The first hurdle to surmount is the question of broth vs. stock. These terms get used pretty interchangeably, but there is a difference. Harold McGee offers mostly an etymological distinction, citing the latter as deriving from “an old Germanic root meaning ‘tree trunk’” and the former as “more specific and ancient,” going back to the turn of the first millennium with the root bru, which means “to prepare by boiling” – quite similar to our word “brew” (599). Alan Davidson agrees, adding that though broth or bru at its inception just meant the liquid and its contents, in recent centuries the word has implied the presence of meat. A broth could be the resulting liquid of brewing down these ingredients, or a finished product in itself, like the broth of a soup. Stocks, on the other hand, Davidson positions as less finished, component parts of a dish-to-be (108).
More recently, though, at least in American cooking parlance, stock vs. broth tends to be a question of bones vs. meat. A broth is a liquid made from meat that has been simmering, usually along with vegetables and herbs for flavor. Stocks are made from bones as well as connective tissue, along with vegetables and aromatics for flavor, and the collagen extracted from the bones during the simmer results in a product with more body – a heft or thickness absent from broth. As Alton Brown notes, it is hard to remove all meat from bones when you are making a stock, which means that many homemade stocks are actually a hybrid between the two bases; that may be in part why we tend to use the words interchangeably. At least, that’s the answer I’m going for.

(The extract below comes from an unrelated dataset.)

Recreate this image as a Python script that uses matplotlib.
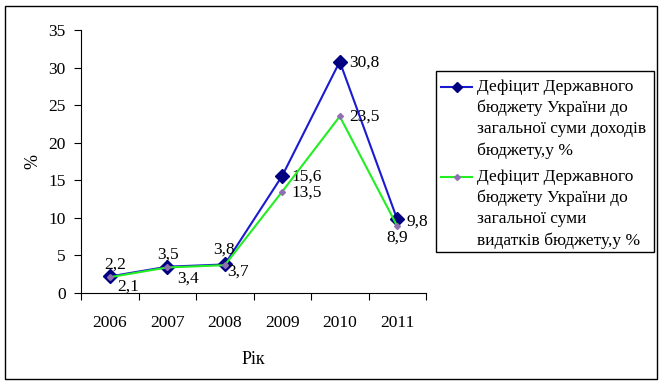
import matplotlib.pyplot as plt
from matplotlib.patches import Rectangle
from matplotlib.lines import Line2D

plt.rcParams['font.family'] = ['Liberation Serif', 'DejaVu Serif']

# data
years = ["2006", "2007", "2008", "2009", "2010", "2011"]
deficit_income = [2.2, 3.5, 3.8, 15.6, 30.8, 9.8]
deficit_spend = [2.1, 3.4, 3.7, 13.5, 23.5, 8.9]
label_income = "Дефіцит Державного\nбюджету України до\nзагальної суми доходів\nбюджету,у %"
label_spend = "Дефіцит Державного\nбюджету України до\nзагальної суми\nвидатків бюджету,у %"

# label offsets in pixels (dx, dy)
off_income = [(5, 12), (1, 12), (-1, 15), (24, -1), (25, -1), (20, -2)]
off_spend = [(18, -9), (21, -11), (13, -6), (24, -1), (25, 0), (0, -12)]

W, H = 663, 385
fig = plt.figure(figsize=(W / 100, H / 100), dpi=100)
ax = fig.add_axes([81 / W, 92 / H, 345 / W, 263 / H])

styles = [
    dict(color="#1A1AD0", lw=1.5, marker="D", ms=7, mfc="#000080", mec="#000080"),
    dict(color="#22EE22", lw=1.5, marker="D", ms=3, mfc="#9070B0", mec="#9070B0"),
]

x = list(range(len(years)))
ax.plot(x, deficit_income, zorder=3, **styles[0])
ax.plot(x, deficit_spend, zorder=4, **styles[1])

for vals, offs in [(deficit_income, off_income), (deficit_spend, off_spend)]:
    for i, v in enumerate(vals):
        ax.annotate(f"{v}".replace(".", ","), (x[i], v), xytext=offs[i],
                    textcoords="offset pixels", ha="center", va="center", fontsize=12.5)

ax.set_xlim(-0.5, len(years) - 0.5)
ax.set_ylim(0, 35)
ax.set_yticks(range(0, 36, 5))
ax.set_xticks([i - 0.5 for i in range(len(years) + 1)], minor=False)
ax.set_xticklabels([])
ax.set_xticks(x, minor=True)
ax.set_xticklabels(years, minor=True)
ax.tick_params(axis="x", which="minor", length=0, pad=16, labelsize=12.5)
ax.tick_params(axis="x", which="major", direction="out", length=5)
ax.tick_params(axis="y", direction="out", length=5, labelsize=12.5, pad=6)
ax.spines["top"].set_visible(False)
ax.spines["right"].set_visible(False)
ax.set_xlabel("Рік", fontsize=13, labelpad=14)
ax.set_ylabel("%", fontsize=13)
ax.yaxis.set_label_coords(-40 / 345, 0.5)

# legend, drawn by hand so the key sits at the first line of each entry
fig.patches.append(Rectangle((436 / W, 1 - 252 / H), 218 / W, 181 / H, transform=fig.transFigure,
                             fill=False, edgecolor="black", lw=1))
entry_top = [87, 177]
for label, st, ty in zip([label_income, label_spend], styles, entry_top):
    s = dict(st)
    s["ms"] = 5 if s["ms"] > 5 else 3
    fig.add_artist(Line2D([441 / W, 456.5 / W, 472 / W], [1 - ty / H] * 3,
                          transform=fig.transFigure, markevery=[1], **s))
    fig.text(477 / W, 1 - (ty - 8) / H, label, ha="left", va="top", fontsize=12.5,
             linespacing=1.4)

fig.patches.append(Rectangle((5 / W, 6 / H), 652 / W, 373 / H, transform=fig.transFigure,
                             fill=False, edgecolor="black", lw=1))

fig.savefig("out.png", dpi=100)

According to these defining principles, then, what we’re going to make here is one broth (no bones; all vegetables), and one stock (well, broth-stock. Brock? Stoth?). The ingredient lists are similar and the procedure is easy, if a little time-consuming: roast some veg or a chicken, pop the roasted veg or bones in a big pot, add flavoring agents, cover with water, simmer long enough to produce a bronzed, aromatic liquid. Strain, cool, and store. That’s it. Yes, it’s an additional step or two on your quest for soup, but it makes plenty, and then you’re set for a few months, depending on the frequency of your broth needs. Call it a project for a rainy day, which we seem to be having plenty of lately.

I particularly like making the effort just after Thanksgiving, when the bones and trimmings of that turkey carcass make enough meaty, strengthening, belly-consoling stock to service my soup, stew, risotto, couscous, and arroz con pollo needs for at least a quarter of the year.**

* it’s also not the most interesting or sexy thing to take photos of, so I hope you appreciate Lucy’s willingness to help out by posing with various vegetables (she couldn’t be bothered with the celery, so we stuck with onion and carrots).
** with the Thanksgiving turkey carcass, I increase the amount of water in the mix, but tend to leave the other ingredient quantities about the same.